Unfortunately, here is the spot where it all gets muddy. Friendliness, or kindness or compassion, is a trait that has been naturally selected to make us a strong species. And there is a shadow side in this evolutionary theory. Despite the benefits of kindness, there remains ample evidence that our species is not always kind. We still have violence and territorialism and gangs. We still have war and pogroms and death marches and genocide. And according to the research in the book, it is linked to the key trait of friendliness.
“We have a tremendous potential for compassion [the authors write] and we evolved uniquely to show friendliness to intragroup strangers. But our cruelty to one another is connected to this kindness. The same part of our brain that tamed our nature and facilitated cooperative communication sowed the seed for the worst in us.” (p121)
The shadow of kindness is cruelty, and the record shows we have ample capacity for both. The social scientists have studied cruelty with experiments around prejudice, conformity, and compliance with authority (p132) to try to explain how the holocaust could occur. But the big reveal I found in this book about friendliness is the impact of dehumanization.
In proclaiming that kindness is the mark of our fitness for natural selection, it is a statement about how we interact with others. But which ‘others’ are we talking about? We are supportive and friendly with those who are in our group.

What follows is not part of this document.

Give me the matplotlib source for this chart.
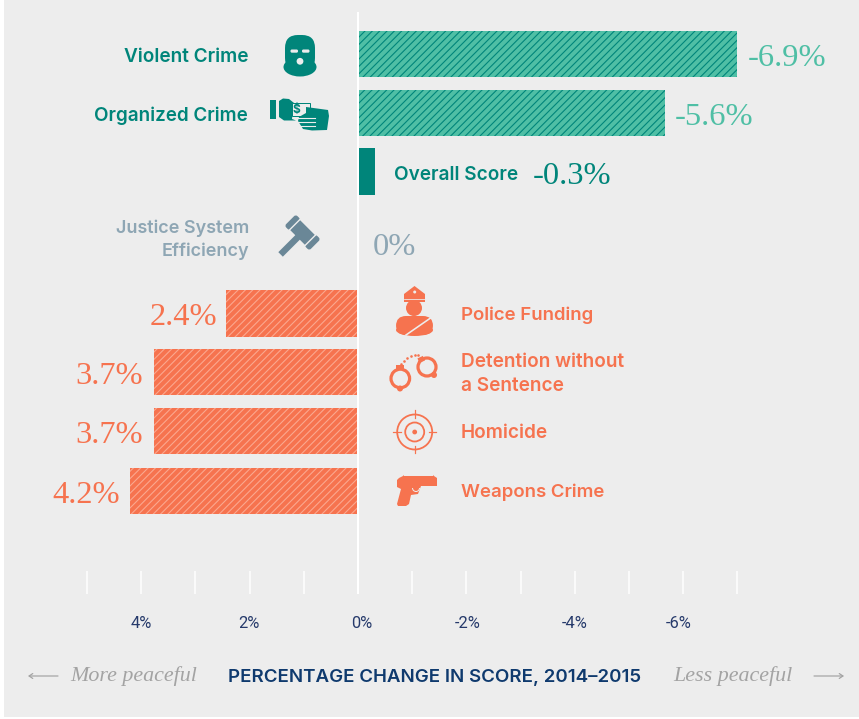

In evolution, this played out as Homo sapiens shared the world with Denisovans and Neanderthals and possibly Homo erectus. It was important for us to distinguish the ‘other’ so our species could survive and thrive. Our friendliness and kindness extended to Homo sapiens only. Fast forward a few hundred thousand years and we still have this part of our brain fully functioning to protect us from ‘the other’ while we support and care for ‘our own kind.’
It plays out in the way we dehumanize some groups of people so it is easier for us to harm them and kill them, or more likely to simply stay home and ignore the atrocities become it is happening to those we do not think of as human. Religiously, we are challenged to expand our concept of who belongs and who is excluded. I would argue that Jesus’ central parable – the Good Samaritan – is a direct challenge against our predisposition toward dehumanizing some people.
And there is a lot of dehumanizing rhetoric in our political and social situation today. The impact of these ideas is not academic. There are people with power now who are playing up the cruelty side of our best quality as humanity. I caution us against the urge to dehumanize them in return.
The solution is to expand who we mean when we say we until it includes all humanity, all the world as kin. The word ‘Kind’ has its etymological roots in the word ‘Kin.’ I say it is crucial for us to resist that evolutionary urge to dehumanize the ‘other’ and to instead expand our sense of who belongs. Kindness, I believe, is the key distinction of our humanity; and it is also the solution to the cruelty living the shadow of our best quality as humanity.
Over the coming weeks, as we move through both Christmas and then the inauguration, listen for the messages about kindness, cruelty, belonging, and dehumanization. Listen and choose the path that brings out our humanity. Listen, and choose life.